[155]. Capital of Al-Yaman, and then famed for its leather and other work (vol. v. 16).
[156]. The creases in the stomach like the large navel are always insisted upon. Says the Kathá (ii. 525) “And he looked on that torrent river of the elixir of beauty, adorned with a waist made charming by those wave-like wrinkles,” etc.
[157]. Arab. Sabaj (not Sabah, as the Mac. Edit. misprints it): I am not sure of its meaning.
[158]. A truly Arab conceit, suggesting—
The mind, the music breathing from her face;
her calves moved rhythmically, suggesting the movement and consequent sound of a musical instrument.
[159]. The morosa voluptas of the Catholic divines. The Sapphist described in the text would procure an orgasm (in gloria, as the Italians call it) by biting and rolling over the girl she loved; but by loosening the trouser-string she evidently aims at a closer tribadism—the Arab “Musáhikah.”

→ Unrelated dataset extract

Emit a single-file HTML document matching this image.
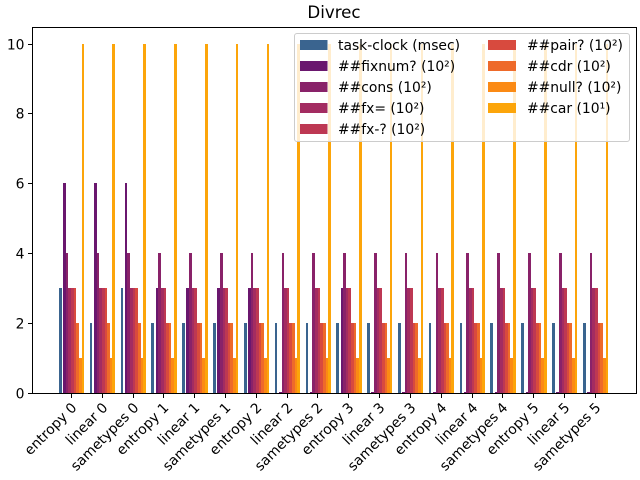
<!DOCTYPE html>
<html>
<head>
<meta charset="utf-8">
<title>Divrec</title>
<style>
html,body{margin:0;padding:0;background:#fff;}
svg{display:block;}
text{font-family:"DejaVu Sans","Liberation Sans",sans-serif;fill:#000;}
</style>
</head>
<body>
<svg id="chart" xmlns="http://www.w3.org/2000/svg" width="640" height="480" viewBox="0 0 640 480">
  <rect x="0" y="0" width="640" height="480" fill="#fff"></rect>
  <text x="334" y="18" font-size="16.67" text-anchor="middle">Divrec</text>
  <g id="bars"></g>
  <g id="axes"></g>
  <g id="legend"></g>
</svg>
<script>
const categories = ["entropy 0","linear 0","sametypes 0","entropy 1","linear 1","sametypes 1","entropy 2","linear 2","sametypes 2","entropy 3","linear 3","sametypes 3","entropy 4","linear 4","sametypes 4","entropy 5","linear 5","sametypes 5"];
const seriesNames = ["task-clock (msec)","##fixnum? (10²)","##cons (10²)","##fx= (10²)","##fx-? (10²)","##pair? (10²)","##cdr (10²)","##null? (10²)","##car (10¹)"];
const seriesColors = ["#3a648f","#6a176e","#892269","#a32c61","#bd3853","#d84a3e","#ee6a2a","#fb8a14","#fca50a"];
const taskClock = [3,2,3,2,2,2,2,2,2,2,2,2,2,2,2,2,2,2];
const fixnum = [6,6,6,3,3,3,3,0.03,0.03,3,0.03,0.03,0.03,0.03,0.03,0.03,0.03,0.03];
const cons = [4,4,4,4,4,4,4,4,4,4,4,4,4,4,4,4,4,4];
const fxEq = [3,3,3,3,3,3,3,3,3,3,3,3,3,3,3,3,3,3];
const fxQ = [3,3,3,3,3,3,3,3,3,3,3,3,3,3,3,3,3,3];
const pair = [3,3,3,2,2,2,2,2,2,2,2,2,2,2,2,2,2,2];
const cdr = [2,2,2,2,2,2,2,2,2,2,2,2,2,2,2,2,2,2];
const nullQ = [1,1,1,1,1,1,1,1,1,1,1,1,1,1,1,1,1,1];
const car = [10,10,10,10,10,10,10,10,10,10,10,10,10,10,10,10,10,10];
const yTicks = [0,2,4,6,8,10];

const allSeries = [taskClock,fixnum,cons,fxEq,fxQ,pair,cdr,nullQ,car];
const NS = "http://www.w3.org/2000/svg";
const plotLeft = 32.5, plotRight = 636.5, plotTop = 27.5, plotBottom = 393.5;
function xScale(i){ return 71.4 + i * 30.82; }
function yScale(v){ return 393 - v * 34.95; }
function seriesOffset(s){ return s === 0 ? -12.4 : -8.2 + (s - 1) * 2.63; }
const barWidth = 2.63;

function make(tag, attrs, parent){
  const el = document.createElementNS(NS, tag);
  for (const k in attrs) el.setAttribute(k, attrs[k]);
  parent.appendChild(el);
  return el;
}

const barsG = document.getElementById("bars");
allSeries.forEach(function(vals, s){
  vals.forEach(function(v, i){
    const left = Math.round(xScale(i) + seriesOffset(s));
    const right = Math.round(xScale(i) + seriesOffset(s) + barWidth);
    const top = Math.round(yScale(v));
    const base = Math.round(yScale(0));
    const r = make("rect", {
      x: left,
      y: top,
      width: right - left,
      height: base - top,
      fill: seriesColors[s],
      "shape-rendering": "crispEdges"
    }, barsG);
    
    
  });
});

const axesG = document.getElementById("axes");
const spines = [
  [plotLeft, plotTop, plotLeft, plotBottom],
  [plotRight, plotTop, plotRight, plotBottom],
  [plotLeft, plotTop, plotRight, plotTop],
  [plotLeft, plotBottom, plotRight, plotBottom]
];
spines.forEach(function(c){
  const l = make("line", {x1:c[0], y1:c[1], x2:c[2], y2:c[3], stroke:"#000", "stroke-width":1, "stroke-linecap":"square"}, axesG);
  
  
});
yTicks.forEach(function(v){
  const y = Math.round(yScale(v)) + 0.5;
  const t = make("line", {x1:plotLeft - 4.5, y1:y, x2:plotLeft, y2:y, stroke:"#000", "stroke-width":1}, axesG);
  
  
  const lb = make("text", {x:plotLeft - 8, y:y + 5, "font-size":13.89, "text-anchor":"end"}, axesG);
  
  
  lb.textContent = String(v);
});
categories.forEach(function(c, i){
  const x = Math.round(xScale(i) - 0.5) + 0.5;
  const t = make("line", {x1:x, y1:plotBottom, x2:x, y2:plotBottom + 4.5, stroke:"#000", "stroke-width":1}, axesG);
  
  
  const ax = x + 6, ay = 408.5;
  const lb = make("text", {x:ax, y:ay, "font-size":13.89, "text-anchor":"end", transform:"rotate(-45 " + ax + " " + ay + ")"}, axesG);
  
  
  lb.textContent = c;
});

const legendG = document.getElementById("legend");
const box = make("rect", {x:294.5, y:33.5, width:335, height:108, rx:2.5, ry:2.5, fill:"#fff", "fill-opacity":0.8, stroke:"#ccc", "stroke-width":1}, legendG);


seriesNames.forEach(function(name, s){
  const col = s < 5 ? 0 : 1;
  const row = s < 5 ? s : s - 5;
  const hx = col === 0 ? 300 : 488;
  const tx = col === 0 ? 338 : 527;
  const y = 40 + row * 21;
  const h = make("rect", {x:hx, y:y, width:col === 0 ? 27.5 : 28, height:10, fill:seriesColors[s], "shape-rendering":"crispEdges"}, legendG);
  
  
  const t = make("text", {x:tx, y:y + 10, "font-size":13.89}, legendG);
  
  
  t.textContent = name;
});
</script>
</body>
</html>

[160]. We drink (or drank) after dinner; Easterns before the meal and half-Easterns (like the Russians) before and after. We talk of liquor being unwholesome on an empty stomach; but the truth is that all is purely habit. And as the Russian accompanies his Vodki with caviare, etc., so the Oriental drinks his Raki or Mahayá (Ma al-hayát—aqua vitæ) alternately with a Salátah, for whose composition see Pilgrimage i. 198. The Eastern practice has its advantages: it awakens the appetite, stimulates digestion and, what Easterns greatly regard, it is economical; half a bottle doing the work of a whole. Bhang and Kusumbá (opium dissolved and strained through a pledget of cotton) are always drunk before dinner and thus the “jolly” time is the preprandial, not the postprandial.
[161]. “Abu al-Sakhá” (pronounced Abussakhá) = Father of munificence.
[162]. Arab. “Shammara,” also used for gathering up the gown, so as to run the faster.